From my experience in practical applications it is not even a recommended option to protect the factory by the same monitor than the dictionary. Usual applications are application caches. Protecting the factory this way would eliminate any parallelism from the factory. No big deal if it is just new T(), but in this case a duplicate object is no big deal either. If in contrast the factory is expensive then it would be counterproductive to serialize all factory calls.
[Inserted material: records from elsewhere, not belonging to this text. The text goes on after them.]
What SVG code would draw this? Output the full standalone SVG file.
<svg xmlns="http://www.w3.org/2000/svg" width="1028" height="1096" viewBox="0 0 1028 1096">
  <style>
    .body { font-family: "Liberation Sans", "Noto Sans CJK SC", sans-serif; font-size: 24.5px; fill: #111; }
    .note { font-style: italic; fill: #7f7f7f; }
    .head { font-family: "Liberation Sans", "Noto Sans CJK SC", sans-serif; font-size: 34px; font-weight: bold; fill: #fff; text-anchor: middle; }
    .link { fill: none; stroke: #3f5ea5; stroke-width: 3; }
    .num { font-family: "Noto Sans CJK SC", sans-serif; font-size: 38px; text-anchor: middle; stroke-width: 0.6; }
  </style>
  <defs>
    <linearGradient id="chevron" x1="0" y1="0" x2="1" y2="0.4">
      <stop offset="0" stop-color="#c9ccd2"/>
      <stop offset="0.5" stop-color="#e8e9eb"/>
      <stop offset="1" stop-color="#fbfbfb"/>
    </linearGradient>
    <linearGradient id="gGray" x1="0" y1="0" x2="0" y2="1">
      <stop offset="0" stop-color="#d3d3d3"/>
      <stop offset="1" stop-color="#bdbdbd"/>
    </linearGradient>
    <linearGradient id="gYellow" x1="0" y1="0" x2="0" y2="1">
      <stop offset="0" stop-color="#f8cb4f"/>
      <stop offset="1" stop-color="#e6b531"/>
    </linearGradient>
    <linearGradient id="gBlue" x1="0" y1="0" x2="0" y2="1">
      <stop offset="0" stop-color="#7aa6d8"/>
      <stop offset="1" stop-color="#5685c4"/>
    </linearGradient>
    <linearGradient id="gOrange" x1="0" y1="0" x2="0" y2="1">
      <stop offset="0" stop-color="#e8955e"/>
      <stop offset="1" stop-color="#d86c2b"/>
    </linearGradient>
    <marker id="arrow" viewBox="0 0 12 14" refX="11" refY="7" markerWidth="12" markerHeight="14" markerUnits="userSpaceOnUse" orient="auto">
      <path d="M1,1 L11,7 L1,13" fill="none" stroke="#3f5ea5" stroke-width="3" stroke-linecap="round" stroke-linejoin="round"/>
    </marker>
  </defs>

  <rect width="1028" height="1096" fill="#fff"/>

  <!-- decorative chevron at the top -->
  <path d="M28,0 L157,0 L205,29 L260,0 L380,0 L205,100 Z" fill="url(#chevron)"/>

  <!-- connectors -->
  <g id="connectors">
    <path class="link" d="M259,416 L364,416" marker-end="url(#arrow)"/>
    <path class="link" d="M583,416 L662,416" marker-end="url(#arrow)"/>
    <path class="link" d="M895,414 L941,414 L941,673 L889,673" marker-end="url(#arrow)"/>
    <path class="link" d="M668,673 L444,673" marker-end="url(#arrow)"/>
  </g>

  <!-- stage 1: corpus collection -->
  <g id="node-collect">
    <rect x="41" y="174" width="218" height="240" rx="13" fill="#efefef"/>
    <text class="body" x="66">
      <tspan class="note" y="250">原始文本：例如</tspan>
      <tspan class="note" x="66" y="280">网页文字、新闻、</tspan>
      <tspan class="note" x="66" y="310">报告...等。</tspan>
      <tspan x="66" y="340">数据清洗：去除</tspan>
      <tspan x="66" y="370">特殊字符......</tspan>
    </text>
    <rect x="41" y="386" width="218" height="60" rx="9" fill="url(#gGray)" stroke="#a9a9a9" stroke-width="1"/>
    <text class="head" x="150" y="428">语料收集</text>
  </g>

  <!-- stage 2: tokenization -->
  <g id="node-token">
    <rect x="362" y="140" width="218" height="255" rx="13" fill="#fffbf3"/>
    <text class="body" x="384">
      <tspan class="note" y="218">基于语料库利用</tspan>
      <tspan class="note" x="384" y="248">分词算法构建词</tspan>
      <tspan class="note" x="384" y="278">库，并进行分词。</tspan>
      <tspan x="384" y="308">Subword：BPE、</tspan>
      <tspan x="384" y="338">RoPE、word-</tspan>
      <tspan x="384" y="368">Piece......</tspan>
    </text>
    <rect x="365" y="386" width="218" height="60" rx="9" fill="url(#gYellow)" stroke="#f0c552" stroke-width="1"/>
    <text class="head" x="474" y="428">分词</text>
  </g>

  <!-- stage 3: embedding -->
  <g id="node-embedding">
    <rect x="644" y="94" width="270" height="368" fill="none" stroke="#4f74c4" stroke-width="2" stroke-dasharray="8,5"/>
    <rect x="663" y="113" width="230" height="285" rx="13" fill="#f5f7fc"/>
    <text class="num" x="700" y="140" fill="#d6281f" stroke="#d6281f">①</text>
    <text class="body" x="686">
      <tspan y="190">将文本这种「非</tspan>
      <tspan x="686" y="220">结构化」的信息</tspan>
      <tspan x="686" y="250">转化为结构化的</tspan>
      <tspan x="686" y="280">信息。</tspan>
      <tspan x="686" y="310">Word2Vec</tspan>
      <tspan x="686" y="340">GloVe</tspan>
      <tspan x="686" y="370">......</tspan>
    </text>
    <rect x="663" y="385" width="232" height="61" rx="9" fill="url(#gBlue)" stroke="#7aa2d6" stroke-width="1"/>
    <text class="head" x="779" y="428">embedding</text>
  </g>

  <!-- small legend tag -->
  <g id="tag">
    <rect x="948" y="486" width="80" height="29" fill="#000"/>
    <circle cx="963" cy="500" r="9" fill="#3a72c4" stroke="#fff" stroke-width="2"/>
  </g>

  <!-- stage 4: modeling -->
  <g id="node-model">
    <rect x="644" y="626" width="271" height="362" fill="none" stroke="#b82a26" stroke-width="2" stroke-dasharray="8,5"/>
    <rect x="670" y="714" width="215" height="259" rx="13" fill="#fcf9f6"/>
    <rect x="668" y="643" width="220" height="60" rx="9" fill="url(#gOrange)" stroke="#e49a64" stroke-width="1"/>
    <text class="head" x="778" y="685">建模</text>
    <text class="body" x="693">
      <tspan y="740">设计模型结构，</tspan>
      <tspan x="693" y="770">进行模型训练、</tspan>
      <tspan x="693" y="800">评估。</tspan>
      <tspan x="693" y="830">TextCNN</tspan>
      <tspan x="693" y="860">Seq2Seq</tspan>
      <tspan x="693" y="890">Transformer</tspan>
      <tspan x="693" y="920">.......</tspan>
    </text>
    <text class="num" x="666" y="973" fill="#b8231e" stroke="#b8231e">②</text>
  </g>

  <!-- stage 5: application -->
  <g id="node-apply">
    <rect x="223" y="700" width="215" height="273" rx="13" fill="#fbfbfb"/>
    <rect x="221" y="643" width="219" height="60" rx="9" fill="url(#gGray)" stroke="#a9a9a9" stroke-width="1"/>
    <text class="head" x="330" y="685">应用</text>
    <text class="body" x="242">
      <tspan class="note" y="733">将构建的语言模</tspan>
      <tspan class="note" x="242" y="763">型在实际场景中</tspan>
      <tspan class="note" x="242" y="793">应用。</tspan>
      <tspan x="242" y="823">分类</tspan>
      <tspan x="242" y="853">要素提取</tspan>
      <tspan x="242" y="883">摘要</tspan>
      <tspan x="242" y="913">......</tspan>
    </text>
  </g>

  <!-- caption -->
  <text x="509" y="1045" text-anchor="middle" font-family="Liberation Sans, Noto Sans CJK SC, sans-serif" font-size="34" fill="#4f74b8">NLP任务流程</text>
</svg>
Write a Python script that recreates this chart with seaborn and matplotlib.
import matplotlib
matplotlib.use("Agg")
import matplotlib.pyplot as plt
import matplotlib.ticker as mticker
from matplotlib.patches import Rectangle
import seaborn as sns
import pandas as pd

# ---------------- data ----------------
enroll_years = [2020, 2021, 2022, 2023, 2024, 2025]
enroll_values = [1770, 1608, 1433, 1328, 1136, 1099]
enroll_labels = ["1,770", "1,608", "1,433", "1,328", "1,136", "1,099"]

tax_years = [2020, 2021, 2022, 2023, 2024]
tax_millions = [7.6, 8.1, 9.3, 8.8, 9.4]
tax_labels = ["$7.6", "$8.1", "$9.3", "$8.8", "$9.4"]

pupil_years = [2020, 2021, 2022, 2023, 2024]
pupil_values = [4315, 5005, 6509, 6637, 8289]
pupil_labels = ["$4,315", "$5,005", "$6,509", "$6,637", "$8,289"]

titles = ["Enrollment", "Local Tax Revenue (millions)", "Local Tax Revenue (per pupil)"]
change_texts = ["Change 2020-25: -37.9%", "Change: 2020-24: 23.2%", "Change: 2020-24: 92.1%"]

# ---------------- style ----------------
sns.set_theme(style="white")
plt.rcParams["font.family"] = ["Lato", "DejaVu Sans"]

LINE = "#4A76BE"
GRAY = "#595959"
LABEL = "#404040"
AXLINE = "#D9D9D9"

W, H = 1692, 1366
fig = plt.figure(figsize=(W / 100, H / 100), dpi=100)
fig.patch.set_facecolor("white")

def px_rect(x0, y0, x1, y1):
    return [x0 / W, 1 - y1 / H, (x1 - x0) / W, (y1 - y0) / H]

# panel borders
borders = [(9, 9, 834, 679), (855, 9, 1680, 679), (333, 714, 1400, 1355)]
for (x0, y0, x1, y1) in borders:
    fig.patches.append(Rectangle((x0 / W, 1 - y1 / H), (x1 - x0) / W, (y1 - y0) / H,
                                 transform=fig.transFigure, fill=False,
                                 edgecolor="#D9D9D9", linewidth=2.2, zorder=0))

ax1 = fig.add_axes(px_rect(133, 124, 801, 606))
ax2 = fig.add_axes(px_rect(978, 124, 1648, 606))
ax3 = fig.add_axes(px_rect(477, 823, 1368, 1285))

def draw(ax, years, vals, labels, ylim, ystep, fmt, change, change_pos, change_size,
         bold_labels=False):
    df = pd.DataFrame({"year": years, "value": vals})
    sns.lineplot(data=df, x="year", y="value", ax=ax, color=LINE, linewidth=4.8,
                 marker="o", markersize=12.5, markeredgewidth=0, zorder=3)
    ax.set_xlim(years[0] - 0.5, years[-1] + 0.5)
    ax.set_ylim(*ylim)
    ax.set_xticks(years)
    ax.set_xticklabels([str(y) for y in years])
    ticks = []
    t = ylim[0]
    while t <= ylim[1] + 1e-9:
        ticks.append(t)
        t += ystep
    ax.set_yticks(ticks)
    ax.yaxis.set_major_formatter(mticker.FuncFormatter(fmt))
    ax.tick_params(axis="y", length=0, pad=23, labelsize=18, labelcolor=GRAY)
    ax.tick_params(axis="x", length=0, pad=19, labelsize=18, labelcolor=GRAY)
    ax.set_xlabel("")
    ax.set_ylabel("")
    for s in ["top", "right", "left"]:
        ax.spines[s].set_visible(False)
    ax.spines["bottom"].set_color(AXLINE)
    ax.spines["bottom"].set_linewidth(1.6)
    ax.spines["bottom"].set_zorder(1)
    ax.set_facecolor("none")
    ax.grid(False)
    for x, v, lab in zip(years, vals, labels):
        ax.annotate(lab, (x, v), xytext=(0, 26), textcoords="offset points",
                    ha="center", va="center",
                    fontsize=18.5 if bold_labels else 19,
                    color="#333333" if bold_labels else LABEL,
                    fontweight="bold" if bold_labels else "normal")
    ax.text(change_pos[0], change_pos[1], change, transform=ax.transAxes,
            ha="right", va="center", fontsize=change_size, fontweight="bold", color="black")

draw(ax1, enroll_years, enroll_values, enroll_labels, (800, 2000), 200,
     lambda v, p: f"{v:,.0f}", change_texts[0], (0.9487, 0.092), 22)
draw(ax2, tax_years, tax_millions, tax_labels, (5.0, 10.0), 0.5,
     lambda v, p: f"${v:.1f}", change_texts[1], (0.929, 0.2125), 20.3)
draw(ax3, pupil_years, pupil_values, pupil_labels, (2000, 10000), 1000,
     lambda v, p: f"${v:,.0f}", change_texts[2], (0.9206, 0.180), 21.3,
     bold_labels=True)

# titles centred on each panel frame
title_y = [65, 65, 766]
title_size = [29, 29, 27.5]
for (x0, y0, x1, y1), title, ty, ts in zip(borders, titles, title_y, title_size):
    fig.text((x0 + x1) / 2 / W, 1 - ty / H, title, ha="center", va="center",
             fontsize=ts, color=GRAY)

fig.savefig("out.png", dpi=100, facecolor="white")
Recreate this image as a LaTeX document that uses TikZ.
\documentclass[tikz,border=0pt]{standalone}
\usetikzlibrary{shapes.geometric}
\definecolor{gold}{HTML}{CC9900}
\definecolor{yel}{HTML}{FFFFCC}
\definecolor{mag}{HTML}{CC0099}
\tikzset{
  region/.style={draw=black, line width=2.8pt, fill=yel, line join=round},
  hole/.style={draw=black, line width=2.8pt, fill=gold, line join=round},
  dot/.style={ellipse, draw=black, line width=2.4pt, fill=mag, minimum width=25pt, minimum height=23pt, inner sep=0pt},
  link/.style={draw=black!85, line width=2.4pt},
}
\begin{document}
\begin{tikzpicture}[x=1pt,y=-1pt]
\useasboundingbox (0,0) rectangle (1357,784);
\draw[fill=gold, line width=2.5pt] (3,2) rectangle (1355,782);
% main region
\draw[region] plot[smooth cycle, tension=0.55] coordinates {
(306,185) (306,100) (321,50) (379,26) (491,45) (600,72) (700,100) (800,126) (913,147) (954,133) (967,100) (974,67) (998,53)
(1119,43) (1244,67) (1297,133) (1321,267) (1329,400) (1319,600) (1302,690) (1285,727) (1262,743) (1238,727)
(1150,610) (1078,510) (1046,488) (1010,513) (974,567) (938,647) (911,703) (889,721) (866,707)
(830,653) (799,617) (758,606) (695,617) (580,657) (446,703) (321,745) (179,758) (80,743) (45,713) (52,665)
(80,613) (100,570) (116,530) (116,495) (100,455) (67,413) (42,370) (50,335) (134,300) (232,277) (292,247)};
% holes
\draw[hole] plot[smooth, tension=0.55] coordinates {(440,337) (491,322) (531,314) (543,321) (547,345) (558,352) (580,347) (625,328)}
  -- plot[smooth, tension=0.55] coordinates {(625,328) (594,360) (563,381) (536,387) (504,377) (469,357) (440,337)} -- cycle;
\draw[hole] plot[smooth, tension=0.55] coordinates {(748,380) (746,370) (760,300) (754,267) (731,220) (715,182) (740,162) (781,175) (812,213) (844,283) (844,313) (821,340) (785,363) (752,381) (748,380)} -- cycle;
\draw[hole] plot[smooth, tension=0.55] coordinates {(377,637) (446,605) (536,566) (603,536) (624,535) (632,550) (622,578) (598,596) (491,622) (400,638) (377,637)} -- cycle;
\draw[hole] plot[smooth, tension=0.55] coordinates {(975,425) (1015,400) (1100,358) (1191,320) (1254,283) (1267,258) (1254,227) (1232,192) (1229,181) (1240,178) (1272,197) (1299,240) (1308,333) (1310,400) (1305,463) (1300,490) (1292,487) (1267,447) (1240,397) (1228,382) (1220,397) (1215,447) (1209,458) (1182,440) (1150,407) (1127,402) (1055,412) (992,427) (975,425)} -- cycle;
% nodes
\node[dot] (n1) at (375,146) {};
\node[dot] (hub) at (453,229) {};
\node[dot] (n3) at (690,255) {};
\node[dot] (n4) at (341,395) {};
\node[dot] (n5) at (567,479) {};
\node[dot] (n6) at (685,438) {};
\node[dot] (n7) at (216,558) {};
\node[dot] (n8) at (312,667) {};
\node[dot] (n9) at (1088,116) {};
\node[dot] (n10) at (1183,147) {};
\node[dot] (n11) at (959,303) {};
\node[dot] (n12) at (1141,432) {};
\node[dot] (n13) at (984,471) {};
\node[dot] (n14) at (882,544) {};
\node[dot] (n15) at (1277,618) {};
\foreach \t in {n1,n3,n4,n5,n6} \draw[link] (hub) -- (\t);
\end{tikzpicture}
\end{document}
A use case with an expensive factories is e.g. a data cache, maybe together with the multiton pattern where no two objects with the same key must co-exist in memory. In this cases you need to add a placeholder object into the cache which indicates that the data is to be loaded. This object emerges to the final object once the data is available. The synchronization takes place using a conditional variable (or something like that). But the synchronization takes place at object level. It will not prevent other threads from inserting other objects. You can get really high throughput this way.
If on the other side massive parallelism is not required, an ordinary Dictionary with an ordinary lock object will be a much better choice than ConcurrentDictionary. In this case it is no big deal to protect your factory by the lock object too.
I have to agree with - Florin Neamtu COMPETELY 100% and re-iterate his rant on http://geekswithblogs.net/. There is no point in running the delegate outside the lock. There is no point in gaining concurrency at the expense of data integrity!!
It is rare that I run an update that does not have some check in it. e.g. "Does he have a non zero balance"... How the blazes are you supposed to include this in an atomic fashion?!?!?
The ConcurrentDictionary is waste of time!
Keith Robertson commented
I also was completely sure that GetOrAdd was atomic, the alternative didn't cross my mind, and I also wasted a morning debugging just to learn that it isn't. I agree with previous statement, "otherwise the whole concept of a concurrent dictionary is useless." Don't add an overload, just make the existing method work in a way that makes sense. Overhead is far less important than conceptual correctness and simplicity.
Joshua A. Schaeffer commented
I never ran into the bug but I did find it when examining with .NET Reflector.
Florin Neamtu commented
I just came across this - it is a nasty bug, the valueFactory must always be included in the lock, otherwise the whole concept of a concurrent dictionary is useless. The operation MUST be atomic, otherwise how can I add or retrieve a value in an atomic manner? I will have to lock externally the dictionary myself, same as I'd do with the ordinary dictionaries ... I wasted a whole morning trying to figure wtf is going on!!! Is it fixed in .NET 4.5?